A couple of weeks ago, the Campaign for a Commercial-Free Childhood, an advocacy group in Boston, asked Mattel to shelve the talking doll. The group said the voice recordings amounted to “eavesdropping” and could be used to exploit the intimate feelings of children. “Whatever the child says will be manipulated and used to insinuate these dolls further into girls’ lives,” said Susan Linn, the group’s director.
In a statement, Mattel said the company was “committed to safety and security” and that Hello Barbie’s technology included “a number of safeguards to ensure that stored data is secure and can’t be accessed by unauthorized users.”

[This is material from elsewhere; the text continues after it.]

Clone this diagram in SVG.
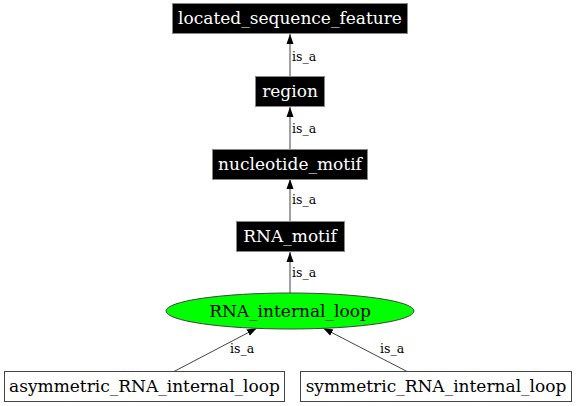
<svg xmlns="http://www.w3.org/2000/svg" width="576" height="406" viewBox="0 0 576 406">
<defs>
<style>
.blk rect{fill:#000;stroke:#888;stroke-width:1}
.blk text{fill:#fff}
.wht rect{fill:#fff;stroke:#444;stroke-width:1}
.nt{font-family:'DejaVu Serif',serif;font-size:17px;text-anchor:middle}
.lbl{font-family:'DejaVu Serif',serif;font-size:12.5px;fill:#000}
.edge{stroke:#444;stroke-width:1;fill:none;marker-end:url(#ah)}
</style>
<marker id="ah" viewBox="0 0 10 10" refX="10" refY="5" markerWidth="10" markerHeight="10" markerUnits="userSpaceOnUse" orient="auto">
<path d="M0,1.5 L10,5 L0,8.5 Z" fill="#000"/>
</marker>
</defs>
<rect width="576" height="406" fill="#fff"/>
<g id="connectors">
<line class="edge" x1="290" y1="76" x2="290" y2="34"/>
<text class="lbl" x="292" y="61" font-family="DejaVu Serif, serif" font-size="12.5">is_a</text>
<line class="edge" x1="290" y1="149" x2="290" y2="107"/>
<text class="lbl" x="292" y="133" font-family="DejaVu Serif, serif" font-size="12.5">is_a</text>
<line class="edge" x1="290" y1="221" x2="290" y2="179"/>
<text class="lbl" x="292" y="204" font-family="DejaVu Serif, serif" font-size="12.5">is_a</text>
<line class="edge" x1="290" y1="293" x2="290" y2="252"/>
<text class="lbl" x="292" y="277" font-family="DejaVu Serif, serif" font-size="12.5">is_a</text>
<line class="edge" x1="173" y1="372" x2="257" y2="328"/>
<text class="lbl" x="230" y="353" font-family="DejaVu Serif, serif" font-size="12.5">is_a</text>
<line class="edge" x1="408" y1="372" x2="323" y2="328"/>
<text class="lbl" x="380" y="353" font-family="DejaVu Serif, serif" font-size="12.5">is_a</text>
</g>
<g id="located_sequence_feature" class="blk">
<rect x="172.5" y="3.5" width="235" height="30"/>
<text class="nt" x="290" y="24" font-family="DejaVu Serif, serif" font-size="17">located_sequence_feature</text>
</g>
<g id="region" class="blk">
<rect x="255.5" y="76.5" width="69" height="30"/>
<text class="nt" x="290" y="97" font-family="DejaVu Serif, serif" font-size="17">region</text>
</g>
<g id="nucleotide_motif" class="blk">
<rect x="212.5" y="149.5" width="155" height="30"/>
<text class="nt" x="290" y="170" font-family="DejaVu Serif, serif" font-size="17">nucleotide_motif</text>
</g>
<g id="RNA_motif" class="blk">
<rect x="236.5" y="221.5" width="108" height="30"/>
<text class="nt" x="290" y="242" font-family="DejaVu Serif, serif" font-size="17">RNA_motif</text>
</g>
<g id="RNA_internal_loop">
<ellipse cx="290" cy="311" rx="124" ry="18" fill="#00ff00" stroke="#444"/>
<text class="nt" x="290" y="317" font-family="DejaVu Serif, serif" font-size="17">RNA_internal_loop</text>
</g>
<g id="asymmetric_RNA_internal_loop" class="wht">
<rect x="4.5" y="371.5" width="280" height="30"/>
<text class="nt" x="144.5" y="392" font-family="DejaVu Serif, serif" font-size="17">asymmetric_RNA_internal_loop</text>
</g>
<g id="symmetric_RNA_internal_loop" class="wht">
<rect x="300.5" y="371.5" width="271" height="30"/>
<text class="nt" x="436" y="392" font-family="DejaVu Serif, serif" font-size="17">symmetric_RNA_internal_loop</text>
</g>
</svg>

ToyTalk and Mattel executives are fully aware that children’s advocates and feminists will be watching closely to see whether Hello Barbie challenges girls to think deeply or perpetuates beauty and gender stereotypes. Last fall, for instance, Mattel faced withering scorn when critics discovered that a children’s book titled “Barbie: I Can Be a Computer Engineer” showed the character seeking help from male friends to code a game.
“Everybody involved is very aware of how carefully this content needs to be crafted,” Michael Shore, head of consumer insights at Mattel, told me earlier this week about Hello Barbie. “With this powerful a technology, this is something we need to be hypervigilant about.”
If ToyTalk has any influence, however, Hello Barbie, rather than dooming children’s privacy, could just as well usher in a new era of interactive playthings where children can develop elaborate conversations with toys similar to the way Minecraft players build out entire landscapes.
Of course, society may not be ready for children en masse seeking illusory relationships with intelligent devices — even if they are just mimicking their parents.